Released in 2010 by EA Sports
Rating: 5 out of 5
This ode to the classic NBA Jam is not only the best of all the copycats, it may actually be better than the original. The action is fast and furious and challenging in its own unique way.
Where it falls in the series
The original NBA Jam hit the 16-bit consoles in 1994, and I don’t even want to try to tell you about all the follow-up versions and other associated titles, except to say that I like NBA Hang Time on N64 quite a bit. EA released four NBA Street games between 2001 and 2007, which are inspired by NBA Jam but have a 3-on-3 format focused on over-the-top dribble moves, while Jam’s original publisher Midway made the 3-on-3 game NBA Hoopz (pretty bad) and a series of NBA Ballers games where you play one-on-one (not a fan). EA acquired the NBA Jam brand out of nowhere and released this game in 2010. NBA Jam: On Fire Edition followed in 2011, and I don’t know much about it.
The game is simple all-out fun. It’s challenging, but the few qualities that initially frustrate you will reveal themselves to add valuable wrinkles to the exciting gameplay style.
Compared to the original, there’s a lack of open space, which makes every inch of the court a danger zone. You’ve got to move fast and make wise passes.
Defenders have an easy time blocking shots. This is certainly frustrating at first, but it makes you work hard for open shots and paths to the hoop.
You can use the right thumbstick for shooting, but thank the heavens that you can opt to use a face button as well and it works just fine.
The CPU puts up a decent fight. There’s a wide variance in how good the teams are, which adds replayability.
The graphics are gorgeous. Players are tastefully stylized, and the animations are great and make the gameplay feel natural. Some of the new dunks are spectacular and have cool effects, like one where the camera zooms out to show your player flipping 30 feet in the air. You’ve got the same effective viewpoint as the original Jam.
The sound is also top notch, with realistic squeaks and bounces, snazzy music, a super fun announcer, and a crowd roaring with energy.
Some people will hate the artificially coded logic that makes the CPU tougher and easier at various points in the game, but I’m cool with it. It adds unpredictability.

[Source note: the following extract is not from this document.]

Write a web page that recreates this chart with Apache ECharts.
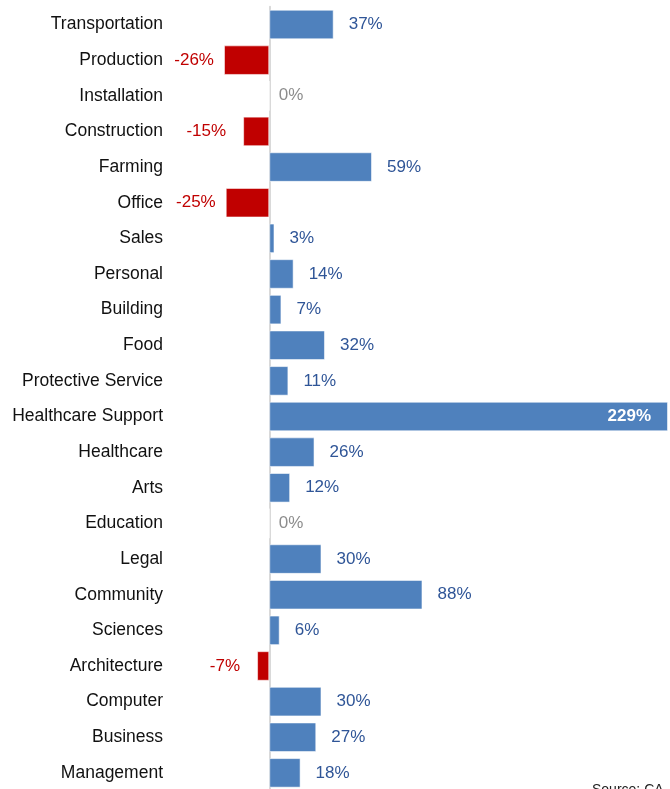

The spin/crossover button is practically useless for a human but somehow the CPU can use it just fine.
While there are a few cute features, the game could use traditional season and playoff modes. Minor gripe.
This came out after Lebron James joined Dwayne Wade on the Heat, but the toughest pairs include a great shooter and a solid big man: the Lakers with Kobe Bryant and Pau Gasol, the Celtics with Paul Pierce and Kevin Garnett, and (oddly) the Rockets with Kevin Martin and Yao Ming make up the top tier.